Wen vermisste ich eigentlich als Aussteller? Vor allem viele kleine Independent-Verlage haben sich die Frankfurter Buchmesse dieses Jahr aufgespart. Die Leipziger Messe sei lukrativer, da sie eine Publikums- und keine Lizenzmesse ist. Die Stände seien zu teuer, die Stellplätze unattraktiv. Und immer wieder das Leipzig-Argument. Aber auch die Stiftung Lesen fehlte beispielsweise in diesem Jahr ganz, und mehrere Besucher zogen enttäuscht fort, als ich zunächst im Ausstellerkatalog wühlte, nichts fand und schließlich die Reihen selber absuchte. Die Stiftung war immer ein Aussteller in nächster Nachbarschaft gewesen.


Weniger Aussteller, mehr Besucher? Während den Fachbesuchertagen war mein Eindruck gemischt. Vor allem Vormittags war der Andrang jeden Tag überwältigend und überraschend hoch, um dann nachmittags komplett zusammenzubrechen. Abends waren die Hallen so gut wie leer. Und die Publikumstage? Dieses Jahr war es die Hölle! Seit sechs Jahren bin ich inzwischen auf der Frankfurter Buchmesse unterwegs, und noch nie kamen mir die Hallen so überfüllt, die Gänge so überbevölkert und die Rolltreppen so überfrachtet vor. Besonders der Samstag war abnormal, als hätten sich die Besucher wie Bakterien alle paar Minuten heimlich geteilt. Ich wollte von der Halle 3.0 hoch zu 3.1 und dann schnell zu 4.1, um dann zum Schluss in 4.0 Wasser einkaufen zu gehen. Ich habe mehr als eineinhalb Stunden gebraucht.

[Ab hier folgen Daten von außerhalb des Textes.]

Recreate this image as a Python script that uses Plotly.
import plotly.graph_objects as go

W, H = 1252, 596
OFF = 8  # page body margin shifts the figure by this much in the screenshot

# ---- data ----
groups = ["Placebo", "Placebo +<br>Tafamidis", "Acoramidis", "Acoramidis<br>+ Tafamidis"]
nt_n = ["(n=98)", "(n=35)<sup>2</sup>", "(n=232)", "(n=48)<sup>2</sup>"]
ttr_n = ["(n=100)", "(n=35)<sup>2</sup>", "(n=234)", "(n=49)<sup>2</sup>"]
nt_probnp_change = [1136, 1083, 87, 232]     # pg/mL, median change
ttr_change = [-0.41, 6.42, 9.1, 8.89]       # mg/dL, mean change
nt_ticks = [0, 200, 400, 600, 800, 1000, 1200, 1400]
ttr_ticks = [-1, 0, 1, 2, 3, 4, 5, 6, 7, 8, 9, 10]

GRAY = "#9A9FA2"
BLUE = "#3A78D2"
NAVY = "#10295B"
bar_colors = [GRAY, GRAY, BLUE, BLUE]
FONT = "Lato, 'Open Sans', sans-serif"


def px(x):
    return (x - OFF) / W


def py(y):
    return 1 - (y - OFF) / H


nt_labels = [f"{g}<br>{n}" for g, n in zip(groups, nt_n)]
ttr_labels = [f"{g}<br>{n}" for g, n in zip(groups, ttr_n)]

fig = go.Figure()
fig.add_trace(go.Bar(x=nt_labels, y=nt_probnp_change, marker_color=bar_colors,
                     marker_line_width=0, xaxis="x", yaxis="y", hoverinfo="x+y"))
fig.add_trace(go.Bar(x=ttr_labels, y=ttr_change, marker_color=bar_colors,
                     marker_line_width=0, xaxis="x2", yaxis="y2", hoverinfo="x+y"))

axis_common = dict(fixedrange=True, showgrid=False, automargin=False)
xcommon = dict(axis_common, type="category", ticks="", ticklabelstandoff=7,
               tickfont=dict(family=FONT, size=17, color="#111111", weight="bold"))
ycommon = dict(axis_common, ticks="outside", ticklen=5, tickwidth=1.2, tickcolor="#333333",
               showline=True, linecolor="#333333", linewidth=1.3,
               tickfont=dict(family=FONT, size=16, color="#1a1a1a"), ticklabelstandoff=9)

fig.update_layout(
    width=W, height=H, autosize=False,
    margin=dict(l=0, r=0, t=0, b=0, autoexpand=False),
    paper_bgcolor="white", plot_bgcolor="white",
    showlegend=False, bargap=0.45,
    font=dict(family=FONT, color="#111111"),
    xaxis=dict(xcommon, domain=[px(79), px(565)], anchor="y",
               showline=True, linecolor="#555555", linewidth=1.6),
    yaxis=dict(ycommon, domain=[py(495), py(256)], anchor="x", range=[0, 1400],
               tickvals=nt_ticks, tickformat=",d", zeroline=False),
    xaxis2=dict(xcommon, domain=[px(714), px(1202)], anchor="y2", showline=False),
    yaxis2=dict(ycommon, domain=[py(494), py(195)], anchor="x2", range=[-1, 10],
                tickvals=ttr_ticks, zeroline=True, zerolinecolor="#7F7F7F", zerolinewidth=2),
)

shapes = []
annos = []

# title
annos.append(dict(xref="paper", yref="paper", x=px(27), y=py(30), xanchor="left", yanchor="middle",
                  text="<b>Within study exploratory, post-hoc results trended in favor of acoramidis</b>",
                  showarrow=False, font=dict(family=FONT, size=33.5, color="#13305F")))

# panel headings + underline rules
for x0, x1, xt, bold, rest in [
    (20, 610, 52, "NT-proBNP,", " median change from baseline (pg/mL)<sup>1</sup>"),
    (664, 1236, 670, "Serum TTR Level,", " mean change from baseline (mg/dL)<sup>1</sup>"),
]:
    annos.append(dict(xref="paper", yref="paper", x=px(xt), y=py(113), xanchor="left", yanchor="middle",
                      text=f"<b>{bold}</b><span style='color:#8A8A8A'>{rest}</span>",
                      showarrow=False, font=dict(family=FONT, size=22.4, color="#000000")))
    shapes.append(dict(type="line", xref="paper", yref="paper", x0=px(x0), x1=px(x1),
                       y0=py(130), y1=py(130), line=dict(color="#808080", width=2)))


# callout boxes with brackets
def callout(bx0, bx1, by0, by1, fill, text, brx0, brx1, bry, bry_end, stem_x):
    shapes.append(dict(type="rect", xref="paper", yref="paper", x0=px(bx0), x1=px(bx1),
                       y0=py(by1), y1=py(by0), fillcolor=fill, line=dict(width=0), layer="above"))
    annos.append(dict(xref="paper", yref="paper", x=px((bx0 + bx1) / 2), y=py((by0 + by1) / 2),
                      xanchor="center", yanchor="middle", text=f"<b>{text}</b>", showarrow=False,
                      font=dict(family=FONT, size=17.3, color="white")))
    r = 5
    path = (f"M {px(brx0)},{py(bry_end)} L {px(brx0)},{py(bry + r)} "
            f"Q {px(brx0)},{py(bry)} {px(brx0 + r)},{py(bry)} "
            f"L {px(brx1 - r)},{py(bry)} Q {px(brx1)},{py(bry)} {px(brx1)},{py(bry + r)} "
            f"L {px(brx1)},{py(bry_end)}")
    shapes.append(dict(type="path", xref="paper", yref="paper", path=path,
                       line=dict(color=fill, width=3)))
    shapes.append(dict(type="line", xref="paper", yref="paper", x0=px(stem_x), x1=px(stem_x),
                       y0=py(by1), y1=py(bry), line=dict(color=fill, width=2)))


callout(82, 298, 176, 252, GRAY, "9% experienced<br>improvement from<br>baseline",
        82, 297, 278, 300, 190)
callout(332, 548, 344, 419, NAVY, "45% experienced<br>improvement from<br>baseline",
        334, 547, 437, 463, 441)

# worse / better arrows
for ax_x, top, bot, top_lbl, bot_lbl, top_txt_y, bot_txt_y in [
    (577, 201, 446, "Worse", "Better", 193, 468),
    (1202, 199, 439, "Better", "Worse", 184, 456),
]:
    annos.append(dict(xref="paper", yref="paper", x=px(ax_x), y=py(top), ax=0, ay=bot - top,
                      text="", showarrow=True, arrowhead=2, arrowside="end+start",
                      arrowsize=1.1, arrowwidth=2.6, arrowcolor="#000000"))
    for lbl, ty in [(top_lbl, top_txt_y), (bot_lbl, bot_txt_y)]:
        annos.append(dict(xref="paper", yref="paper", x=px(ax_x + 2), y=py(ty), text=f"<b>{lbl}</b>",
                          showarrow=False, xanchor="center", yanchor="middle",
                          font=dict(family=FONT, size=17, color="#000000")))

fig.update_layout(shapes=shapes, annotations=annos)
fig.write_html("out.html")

Vor den Rolltreppen ballten sich die Menschenmassen. Direkt am Eingang von Halle 3.1 ordneten Sicherheitsleute die Besucher, teilweise warteten 150-200 dicht gedrängt darauf, ins Erdgeschoss runterfahren zu dürfen. Als ich die Halle 3.1 betrat, stand vor der Glastür ebenfalls Sicherheitspersonal und ließ die Menschen nicht mehr auf diesem Weg aus der Halle. Als alternative Route empfahlen sie den Weg über die Treppe entlang der weitläufigen Terrasse vor 3.1. Ich merkte mir den Weg und lief schließlich über den Platz in Richtung der Hallen 4.0 und 4.1. Die Rolltreppen bildeten auch hier das Nadelöhr, Sicherheitspersonal ersetzte hier noch die Bänder zwischen den Etagen. Stellenweise war das Gedränge so unerträglich, dass ich mich geschubst und gedrückt an die Loveparade erinnert fühlte. Sowohl in 4.1, als auch in 4.0 war kaum ein Durchkommen möglich. Entnervt gab ich auf.

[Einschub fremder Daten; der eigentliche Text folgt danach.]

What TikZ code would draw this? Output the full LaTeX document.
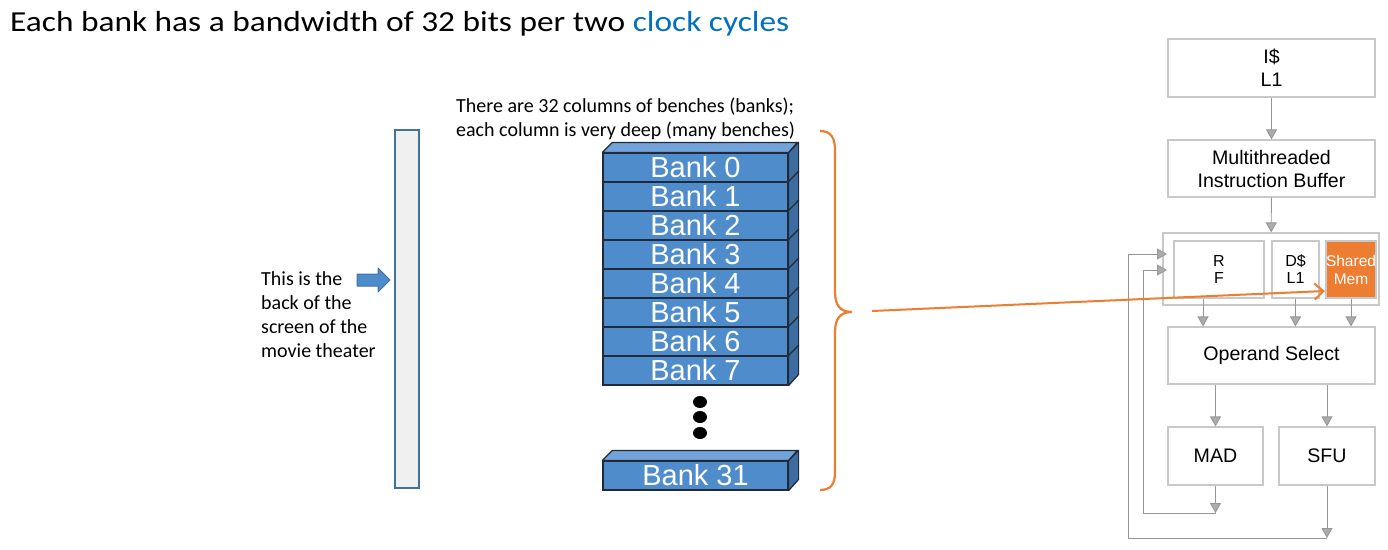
\documentclass[tikz,border=0pt]{standalone}
\usepackage{fontspec}
\setmainfont{Carlito}
\newfontfamily\arialfont{Liberation Sans}
\usetikzlibrary{arrows.meta}
\definecolor{clockblue}{RGB}{0,112,192}
\definecolor{braceorange}{RGB}{237,125,49}
\definecolor{bankfront}{RGB}{79,140,204}
\definecolor{banktop}{RGB}{114,163,218}
\definecolor{bankside}{RGB}{61,108,160}
\definecolor{bankedge}{RGB}{32,42,56}
\definecolor{screenedge}{RGB}{65,113,156}
\definecolor{screenfill}{RGB}{240,240,240}
\definecolor{boxedge}{RGB}{200,200,200}
\definecolor{flowline}{RGB}{150,150,150}
\definecolor{tipfill}{RGB}{172,172,172}

\begin{document}
\begin{tikzpicture}[x=1pt,y=1pt,yscale=-1,
  bankface/.style={draw=bankedge,fill=bankfront,line width=1.2pt,minimum width=185pt,minimum height=29pt,inner sep=0pt,text=white,font=\arialfont\fontsize{29}{29}\selectfont},
  bankwall/.style={draw=bankedge,fill=bankside,line width=1.2pt,line join=round},
  banklid/.style={draw=bankedge,fill=banktop,line width=1.2pt,line join=round},
  unitbox/.style={draw=boxedge,line width=1.2pt,fill=white,inner sep=0pt,align=center,font=\arialfont\fontsize{19.6}{23}\selectfont},
  flow/.style={draw=flowline,line width=0.9pt,-{Triangle[width=11pt,length=10pt,fill=tipfill]}},
  memlink/.style={draw=braceorange,line width=2pt,-{Straight Barb[length=9pt,width=16pt]}},
  note/.style={anchor=north west,inner sep=0pt,align=left,font=\fontsize{20}{24}\selectfont}]

\useasboundingbox (0,0) rectangle (1388,549);

% title
\node [anchor=base west,inner sep=0pt,font=\fontsize{29}{34}\selectfont] (title) at (10,31) {\scalebox{1.15}[1]{Each bank has a bandwidth of 32 bits per two \textcolor{clockblue}{clock cycles}}};

% screen of the theater
\node [draw=screenedge,fill=screenfill,line width=1.2pt,minimum width=24pt,minimum height=358pt] (screen) at (407,309) {};
\draw [draw=screenedge,fill=bankfront,line width=1pt,line join=round] (357,274) -- (378,274) -- (378,268) -- (390,280) -- (378,292) -- (378,286) -- (357,286) -- cycle;
\node [note] (screennote) at (261,271) {This is the\\back of the\\screen of the\\movie theater};

% banks
\node [note] (banknote) at (456,98) {There are 32 columns of benches (banks);\\each column is very deep (many benches)};
\foreach \i in {0,...,7} {
  \node [bankface] (bank\i) at (695.5,167.5+29*\i) {Bank \i};
  \draw [bankwall] (bank\i.north east) -- ++(10,-10) -- ++(0,29) -- (bank\i.south east) -- cycle;
}
\draw [banklid] (bank0.north west) -- ++(10,-10) -- ++(185,0) -- (bank0.north east) -- cycle;
\foreach \y in {402,417,433} \fill (700,\y) ellipse [x radius=7,y radius=6];
\node [bankface] (bank31) at (695.5,475.5) {Bank 31};
\draw [bankwall] (bank31.north east) -- ++(10,-10) -- ++(0,29) -- (bank31.south east) -- cycle;
\draw [banklid] (bank31.north west) -- ++(10,-10) -- ++(185,0) -- (bank31.north east) -- cycle;

% brace
\coordinate (bracetip) at (852,312);
\draw [braceorange,line width=2.2pt] (820,131) .. controls (831,131) and (835,138) .. (835,150) -- (835,292) .. controls (835,305) and (840,312) .. (bracetip) .. controls (840,312) and (835,319) .. (835,332) -- (835,472) .. controls (835,484) and (831,490) .. (820,490);

% pipeline
\node [unitbox,minimum width=207pt,minimum height=58pt] (icache) at (1271.5,68) {I\$\\L1};
\node [unitbox,minimum width=207pt,minimum height=57pt] (mtib) at (1271.5,168.5) {Multithreaded\\Instruction Buffer};
\node [unitbox,minimum width=216pt,minimum height=72pt] (regs) at (1271,269) {};
\node [unitbox,minimum width=90pt,minimum height=57pt,font=\arialfont\fontsize{16}{17}\selectfont] (rf) at (1219,269.5) {R\\F};
\node [unitbox,minimum width=47pt,minimum height=57pt,font=\arialfont\fontsize{16}{17}\selectfont] (dcache) at (1295.5,269.5) {D\$\\L1};
\node [unitbox,draw=boxedge,fill=braceorange,text=white,minimum width=48pt,minimum height=57pt,font=\arialfont\fontsize{15.5}{18}\selectfont] (smem) at (1351,269.5) {Shared\\Mem};
\node [unitbox,minimum width=207pt,minimum height=57pt] (opsel) at (1271.5,355.5) {Operand Select};
\node [unitbox,minimum width=95pt,minimum height=58pt] (mad) at (1215.5,456) {MAD};
\node [unitbox,minimum width=96pt,minimum height=58pt] (sfu) at (1327,456) {SFU};

\coordinate (madout) at (1215.5,513);
\coordinate (sfuout) at (1327,538);
\coordinate (rfin1) at (1167,254);
\coordinate (rfin2) at (1167,270);
\coordinate (memin) at (1325,291);

\draw [flow] (icache) -- (mtib);
\draw [flow] (mtib) -- (regs);
\draw [flow] ([xshift=-16pt]rf.south) -- ([xshift=-16pt]rf.south |- opsel.north);
\draw [flow] (dcache.south) -- (dcache.south |- opsel.north);
\draw [flow] (smem.south) -- (smem.south |- opsel.north);
\draw [flow] (opsel.south -| mad.north) -- (mad.north);
\draw [flow] (opsel.south -| sfu.north) -- (sfu.north);
\draw [flow] (mad.south) -- (madout);
\draw [flow] (sfu.south) -- (sfuout);
\draw [flow] (madout) -- +(-72.5,0) |- (rfin2);
\draw [flow] (sfuout) -- +(-199,0) |- (rfin1);

\draw [memlink] ([xshift=20pt,yshift=-1pt]bracetip) -- (memin);

\end{tikzpicture}
\end{document}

Der Sonntag war ähnlich voll und mit der Zeit entwickelte ich meine eigenen Abkürzungen und Tricks, um möglichst schnell und unbeschadet von einem Ort zum anderen zu gelangen. Ich lief diagonal durch die Hallen, mied Kreuzungen und Lesungen, nutzte die Randgänge und liebte die geheimen Seitenstraßen, die nur wenige nutzten.

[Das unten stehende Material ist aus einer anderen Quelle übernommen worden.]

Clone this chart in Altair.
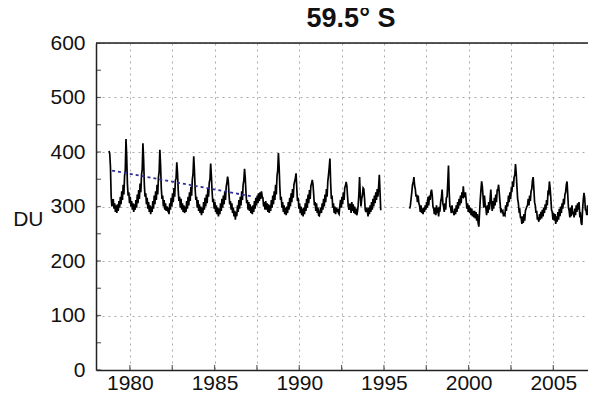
import altair as alt
import pandas as pd

# ---- data (semi-monthly values, DU) ----
v1978 = [402, 396, 372, 318, 300, 312]  # starts at index 18
v1979 = [312, 296, 306, 290, 302, 288, 304, 292, 310, 298, 318, 304, 328, 312, 340, 322, 356, 366, 424, 392, 342, 320, 326, 306]
v1980 = [318, 300, 310, 294, 306, 290, 304, 294, 312, 298, 322, 306, 330, 314, 342, 326, 358, 368, 416, 386, 340, 318, 324, 304]
v1981 = [316, 296, 308, 290, 302, 286, 300, 290, 310, 296, 320, 304, 328, 312, 340, 322, 354, 364, 404, 376, 334, 314, 320, 300]
v1982 = [312, 294, 306, 292, 300, 294, 298, 286, 306, 294, 316, 300, 324, 308, 334, 318, 348, 352, 381, 362, 330, 310, 318, 298]
v1983 = [314, 294, 306, 290, 302, 288, 300, 290, 310, 296, 318, 302, 326, 310, 336, 320, 350, 360, 392, 366, 332, 312, 318, 298]
v1984 = [312, 292, 304, 288, 300, 284, 298, 288, 308, 294, 316, 300, 322, 306, 332, 318, 344, 350, 379, 356, 328, 308, 314, 296]
v1985 = [308, 290, 302, 286, 298, 282, 296, 286, 306, 292, 314, 298, 320, 304, 328, 312, 336, 344, 355, 346, 322, 304, 310, 294]
v1986 = [306, 288, 298, 282, 292, 276, 290, 282, 302, 290, 312, 296, 318, 302, 328, 312, 340, 348, 369, 352, 326, 306, 312, 294]
v1987 = [308, 292, 304, 288, 300, 286, 302, 290, 310, 296, 316, 302, 320, 306, 324, 310, 326, 314, 328, 318, 316, 300, 308, 294]
v1988 = [310, 294, 306, 290, 304, 288, 302, 292, 312, 298, 320, 304, 328, 312, 340, 322, 356, 366, 398, 372, 336, 312, 318, 298]
v1989 = [308, 290, 302, 286, 298, 284, 300, 288, 308, 294, 316, 300, 324, 308, 332, 316, 340, 346, 352, 361, 334, 310, 316, 296]
v1990 = [306, 288, 300, 284, 296, 282, 298, 286, 306, 292, 314, 298, 322, 306, 330, 314, 338, 342, 349, 340, 322, 302, 308, 292]
v1991 = [306, 288, 298, 284, 283, 292, 298, 288, 306, 294, 314, 300, 322, 308, 332, 318, 346, 358, 372, 388, 344, 314, 320, 298]
v1992 = [306, 288, 300, 286, 298, 290, 296, 288, 286, 300, 312, 298, 318, 304, 326, 312, 334, 338, 345, 338, 318, 300, 294, 304]
v1993 = [304, 288, 308, 292, 304, 288, 300, 286, 296, 284, 290, 302, 322, 354, 322, 300, 314, 320, 334, 332, 316, 294, 290, 298]
v1994 = [292, 282, 298, 286, 302, 290, 308, 294, 314, 300, 320, 306, 326, 312, 332, 318, 336, 358, 326, 293]  # ends index 19
v1996 = [296, 302, 314, 326, 340, 344, 354, 338, 332, 318, 322, 308]  # starts at index 12
v1997 = [320, 306, 302, 290, 302, 288, 292, 286, 298, 290, 302, 294, 308, 298, 318, 302, 320, 312, 326, 331, 320, 300, 296, 286]
v1998 = [298, 284, 302, 288, 298, 282, 296, 294, 310, 316, 331, 306, 300, 290, 306, 294, 316, 318, 344, 375, 326, 300, 298, 288]
v1999 = [302, 290, 290, 284, 296, 286, 302, 290, 308, 296, 314, 302, 320, 306, 326, 316, 337, 318, 320, 326, 312, 296, 306, 290]
v2000 = [302, 288, 298, 284, 296, 282, 292, 280, 292, 278, 290, 274, 286, 270, 263, 288, 312, 330, 346, 336, 318, 298, 320, 302]
v2001 = [298, 284, 302, 288, 308, 294, 314, 331, 306, 292, 310, 296, 316, 302, 322, 308, 330, 330, 340, 324, 308, 292, 294, 290]
v2002 = [292, 282, 286, 284, 302, 292, 308, 300, 320, 308, 326, 314, 332, 330, 346, 336, 354, 358, 378, 360, 336, 314, 306, 292]
v2003 = [294, 280, 280, 268, 282, 270, 286, 274, 292, 296, 300, 302, 314, 302, 320, 310, 328, 332, 348, 354, 332, 308, 302, 288]
v2004 = [292, 276, 280, 272, 286, 276, 290, 278, 294, 282, 298, 288, 304, 294, 312, 302, 326, 324, 346, 334, 316, 294, 290, 276]
v2005 = [288, 274, 286, 268, 282, 272, 290, 276, 296, 282, 300, 288, 306, 296, 314, 304, 322, 326, 340, 346, 322, 298, 292, 280]
v2006 = [298, 282, 302, 286, 290, 280, 296, 284, 302, 290, 306, 294, 308, 284, 286, 270, 266, 294, 312, 325, 316, 294, 292, 284]
v2007 = [302, 284, 298, 276, 294, 272, 292, 280, 300, 306, 288, 296]

# (year, first semi-month index, values, segment)
series_blocks = [
    (1978, 18, v1978, 1), (1979, 0, v1979, 1), (1980, 0, v1980, 1), (1981, 0, v1981, 1),
    (1982, 0, v1982, 1), (1983, 0, v1983, 1), (1984, 0, v1984, 1), (1985, 0, v1985, 1),
    (1986, 0, v1986, 1), (1987, 0, v1987, 1), (1988, 0, v1988, 1), (1989, 0, v1989, 1),
    (1990, 0, v1990, 1), (1991, 0, v1991, 1), (1992, 0, v1992, 1), (1993, 0, v1993, 1),
    (1994, 0, v1994, 1),
    (1996, 12, v1996, 2), (1997, 0, v1997, 2), (1998, 0, v1998, 2), (1999, 0, v1999, 2),
    (2000, 0, v2000, 2), (2001, 0, v2001, 2), (2002, 0, v2002, 2), (2003, 0, v2003, 2),
    (2004, 0, v2004, 2), (2005, 0, v2005, 2), (2006, 0, v2006, 2), (2007, 0, v2007, 2),
]

trend_years = [1978.95, 1987.3]
trend_values = [366, 318]

x_ticks = [1980, 1982.5, 1985, 1987.5, 1990, 1992.5, 1995, 1997.5, 2000, 2002.5, 2005]
y_ticks = [0, 50, 100, 150, 200, 250, 300, 350, 400, 450, 500, 550, 600]
x_range = [1978, 2007.05]
y_range = [0, 600]

rows = []
for yr, i0, vals, seg in series_blocks:
    for k, v in enumerate(vals):
        rows.append({"t": yr + (i0 + k + 0.5) / 24.0, "du": v, "seg": seg})
df = pd.DataFrame(rows)
trend = pd.DataFrame({"t": trend_years, "du": trend_values})
xt = pd.DataFrame({"t": x_ticks})
yt = pd.DataFrame({"du": y_ticks})
top = pd.DataFrame({"du": [y_range[1]]})

W, H = 492, 327
FONT = "Liberation Sans"

xscale = alt.Scale(domain=x_range, nice=False, zero=False)
yscale = alt.Scale(domain=y_range, nice=False)

xaxis = alt.Axis(values=x_ticks, labelExpr="datum.value % 5 == 0 ? format(datum.value, 'd') : ''",
                 ticks=False, grid=True, gridDash=[2, 4], gridColor="#aaaaaa", gridWidth=1,
                 domainColor="#222222", domainWidth=1.5, labelFontSize=21, labelFont=FONT,
                 labelColor="#111111", labelPadding=2, title=None, labelFlush=False)
yaxis = alt.Axis(values=y_ticks, labelExpr="datum.value % 100 == 0 ? datum.label : ''",
                 ticks=False, grid=True, gridDash=[2, 4], gridColor="#aaaaaa", gridWidth=1,
                 domainColor="#222222", domainWidth=1.5, labelFontSize=21, labelFont=FONT,
                 labelColor="#111111", labelPadding=11, title="DU", titleAngle=0,
                 titleFontSize=21, titleFont=FONT, titleFontWeight="normal", titleColor="#111111",
                 titleAlign="right", titleBaseline="middle", titleX=-53, titleY=176)

line = alt.Chart(df).mark_line(color="black", strokeWidth=1.7, clip=True).encode(
    x=alt.X("t:Q", scale=xscale, axis=xaxis),
    y=alt.Y("du:Q", scale=yscale, axis=yaxis),
    detail="seg:N",
)

trend_line = alt.Chart(trend).mark_line(color="#2e2e96", strokeWidth=1.8, strokeDash=[3, 3]).encode(
    x=alt.X("t:Q", scale=xscale), y=alt.Y("du:Q", scale=yscale)
)

top_frame = alt.Chart(top).mark_rule(color="#222222", strokeWidth=1.5).encode(
    y=alt.Y("du:Q", scale=yscale)
)

xtick_marks = alt.Chart(xt).mark_tick(color="#222222", size=10, thickness=1.2, clip=True, orient="vertical").encode(
    x=alt.X("t:Q", scale=xscale), y=alt.value(H)
)
ytick_marks = alt.Chart(yt).mark_tick(color="#222222", size=10, thickness=1.2, clip=True, orient="horizontal").encode(
    y=alt.Y("du:Q", scale=yscale), x=alt.value(0)
)

chart = alt.layer(line, trend_line, top_frame, xtick_marks, ytick_marks).properties(
    width=W, height=H,
    title=alt.TitleParams("59.5° S", fontSize=27, fontWeight="bold", font=FONT, color="#111111",
                          anchor="middle", baseline="top", offset=8, dy=9, dx=9),
    autosize=alt.AutoSizeParams(type="none"),
    padding={"left": 88, "top": 35, "right": 0, "bottom": 23},
).configure_view(stroke=None).configure(background="white")

chart.save("out.html", embed_options={"renderer": "svg", "actions": False})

Vielleicht war es doch gar nicht so schlimm, dass das Lesezelt in diesem Jahr einen neuen Standort hatte und quasi ausgelagert war. Der Platz um den Audi-Pavillon war besonders zur Mittagszeit überfüllt, und eine zusätzliche, kilometerlange Schlange hätte dieses Mal sämtliche Kapazitäten gesprengt. Was blieb mir als Eindruck von der Frankfurter Buchmesse 2011 zurück? Das Gefühl, eben dieses Gefühl nicht wirklich zu besitzen. Ich hatte keine einzige Veranstaltung besuchen können, nahm an keiner Diskussion teil, hörte keiner einzigen Lesung zu. Stattdessen arbeitete und fror ich, da die Lüftung auf Hochtouren lief und mir beständig trotz Beschwerden kalten Wind in den Nacken pustete. Eine eisige, übervölkerte Buchmesse war es gewesen. Ein schönes Gastland hat uns besucht. Und ich muss unbedingt herausfinden, wo man diese Vorhänge herbekommen kann.